Critique du volume manga
Publiée le Mercredi, 04 Juin 2025
De la fin d'année jusqu'à l'approche de la Saint-Valentin, les journées continuent de défiler agréablement pour Nomoto et Kasuga qui, ensemble, profitent encore d'un paquet de moments culinaires précieux: que ce soit pour la soupe du Nouvel An avec son lot de variations, lors d'une soirée mochi et pendant d'autres moments de partage, Nomoto concocte soigneusement des petits mets en montrant tout son talent (y compris pour cuisiner sans trop dépenser ou pour accommoder ce qu'elle a sous la main), tandis que Kasuga se fait un plaisir de se régaler de tout ça d'une manière toujours aussi communicative.
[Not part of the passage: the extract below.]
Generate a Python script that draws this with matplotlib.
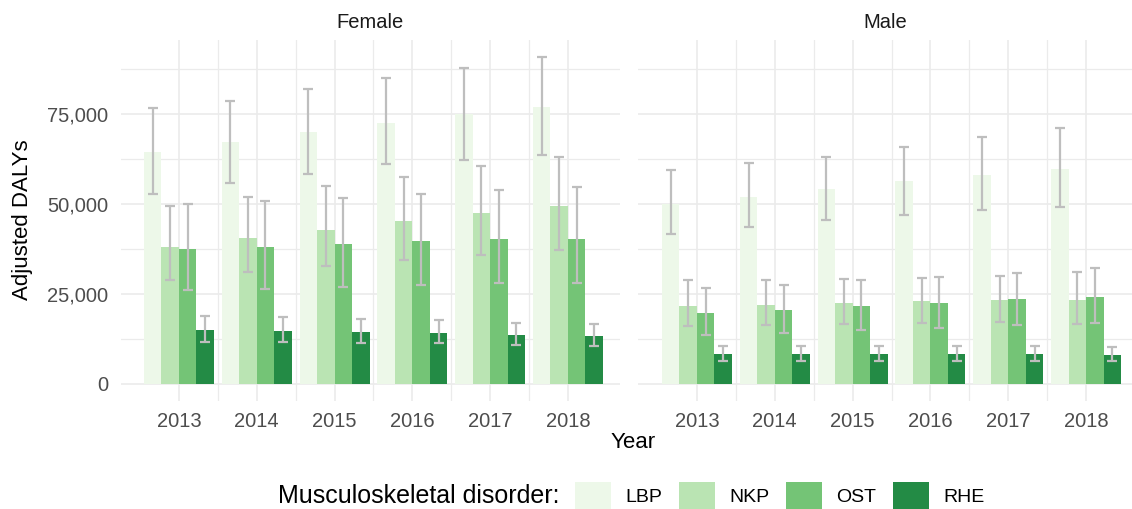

Chacune d'entre elles trouve parfaitement son compte dans cette jolie relation pleine de partage et d'attentions. Et même si Nomoto sent bien que ses sentiments pour Kasuga vont désormais plus loin que l'amitié, l'heure est rarement à la déprime, d'autant plus que le petit cercle de personnages s'agrandit avec deux femmes gagnant ici en importance: Yako, la vieille amie de Nomoto à qui cette dernière peut se confier, et Sena Nagumo, nouvelle voisine au premier abord timide et peu sûre d'elle pour des raisons que l'on va vite découvrir.
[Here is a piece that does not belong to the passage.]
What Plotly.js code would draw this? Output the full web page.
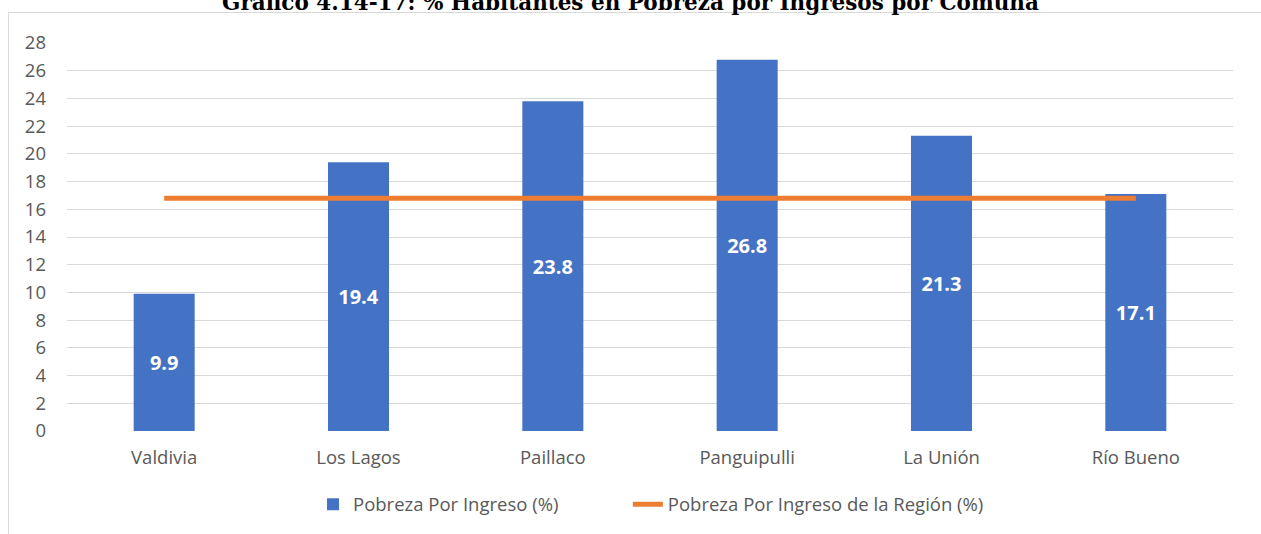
<!DOCTYPE html>
<html>
<head>
<meta charset="utf-8">
<script src="https://cdn.plot.ly/plotly-3.0.1.min.js"></script>
<style>
html,body{margin:0;padding:0;background:#fff;}
#wrap{position:relative;width:1261px;height:534px;overflow:hidden;}
#frame{position:absolute;left:8px;top:12px;width:1300px;height:600px;border:1px solid #d9d9d9;box-sizing:border-box;pointer-events:none;}
#chart{position:absolute;left:0;top:0;width:1261px;height:534px;}
</style>
</head>
<body>
<div id="wrap">
<div id="frame"></div>
<div id="chart"></div>
</div>
<script>
const comunas = ["Valdivia", "Los Lagos", "Paillaco", "Panguipulli", "La Unión", "Río Bueno"];
const pobreza = [9.9, 19.4, 23.8, 26.8, 21.3, 17.1];
const pobrezaRegion = [16.8, 16.8, 16.8, 16.8, 16.8, 16.8];
const yTicks = [0, 2, 4, 6, 8, 10, 12, 14, 16, 18, 20, 22, 24, 26, 28];

const font = "'Open Sans', Lato, sans-serif";

const traces = [
  {
    type: "bar",
    name: "Pobreza Por Ingreso (%)",
    x: comunas,
    y: pobreza,
    marker: {color: "#4472c4"},
    text: pobreza.map(v => v.toFixed(1)),
    textposition: "inside",
    insidetextanchor: "middle",
    textangle: 0,
    textfont: {family: font, size: 20, color: "#ffffff", weight: "bold"},
    legend: "legend",
    hoverinfo: "x+y"
  },
  {
    type: "scatter",
    mode: "lines",
    name: "Pobreza Por Ingreso de la Región (%)",
    x: comunas,
    y: pobrezaRegion,
    line: {color: "#ed7d31", width: 5},
    legend: "legend2",
    hoverinfo: "x+y"
  }
];

const legendCommon = {
  orientation: "h",
  xanchor: "left",
  y: -0.138,
  yanchor: "top",
  font: {family: font, size: 18.5, color: "#595959"}
};

const layout = {
  width: 1261,
  height: 534,
  margin: {l: 67, r: 28, t: 43, b: 102},
  paper_bgcolor: "rgba(0,0,0,0)",
  plot_bgcolor: "rgba(0,0,0,0)",
  font: {family: font, size: 18.5, color: "#595959"},
  title: {
    text: "Gráfico 4.14-17: % Habitantes en Pobreza por Ingresos por Comuna",
    font: {family: "'DejaVu Serif', serif", size: 21.5, color: "#000000", weight: "bold"},
    x: 0.5,
    xanchor: "center",
    y: 0.996,
    yanchor: "middle",
    yref: "container"
  },
  bargap: 0.686,
  xaxis: {
    type: "category",
    showgrid: false,
    zeroline: false,
    showline: false,
    ticks: "",
    ticklabelstandoff: 13,
    tickfont: {family: font, size: 18.5, color: "#595959"}
  },
  yaxis: {
    range: [0, 28],
    tickvals: yTicks,
    ticktext: yTicks.map(String),
    showgrid: true,
    gridcolor: "#d9d9d9",
    gridwidth: 1,
    zeroline: false,
    showline: false,
    ticks: "",
    ticklabelstandoff: 20,
    tickfont: {family: font, size: 18.5, color: "#595959"}
  },
  showlegend: true,
  legend: Object.assign({}, legendCommon, {x: 0.211}),
  legend2: Object.assign({}, legendCommon, {x: 0.481})
};

Plotly.newPlot("chart", traces, layout, {displayModeBar: false, staticPlot: true});
</script>
</body>
</html>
Pourtant, au-delà des aspects culinaires et relationnels pleins de bonnes ondes entre les héroïnes de la série, Sakaomi Yuzaki continue, peut-être plus encore que dans les deux premiers tomes, de distiller un paquet de sujets de société qui gagnent toujours plus en consistance. Ici, en la personne de Nagumo, on a l'occasion de voir sur le devant le sujet compliqué de la phobie alimentaire et de tout ce que cela peut impliquer, y compris vis-à-vis de l'entourage et de l'impact psychologique, pour un résultat attachant puisque cette jeune femme, en se deux nouvelles voisines, trouve enfin des personnes aptes à l'écouter et l'accepter sans juger, sans la remettre en question, sans la pousser à se justifier, pour un résultat que l'on sent salvateur. Là, à travers les confidences de Nomoto à Yako, il est question de mieux découvrir et comprendre la façon dont le lesbianisme et l'asexualité peuvent prendre un nombre infini de formes, ce genre de séquences étant toujours utiles pour sensibiliser en douceur sur certains sujets. Mais c'est peut-être le cas de Kasuga qui interpelle le plus, dès lors que sa famille se rappelle à elle de manière difficile. Sur une tonalité un peu politique, mais sans pour autant faire de généralités, la mangaka parvient soigneusement à aborder la façon dont, selon les cas, la famille traditionnelle peut être une structure rigide où chacun doit rester à sa place, l'inhumain père de la jeune femme en étant ici un exemple très marquant... et très éprouvant. Car oui, régulièrement ici, malgré sa tonalité généralement feel-good et lumineuse, la série réserve son lot de moments plus difficiles, moments que l'autrice et l'équipe éditoriale tâchent à nouveau de toujours souligner en amont.
Il résulte de tout ceci une lecture toujours aussi réussie et franchissant même un certain cap dans l'abord de ses sujets, mais aussi dans les possibles évolutions relationnelles. Car tandis que Nomoto a de moins en moins de doutes sur ce qu'elle ressent, c'est aussi Kasuga qui, en réfléchissant à la notion de famille, trouve petit à petit ses réponses sur sa place et sur auprès de qui elle se sent au mieux. Trouvant le bon équilibre entre l'aspect positif et feel-good de son oeuvre et sa mise en avant réaliste, ni naïve ni idéalisée de certains sujets de société, Sakaomi Yuzaki nous conquiert de plus belle.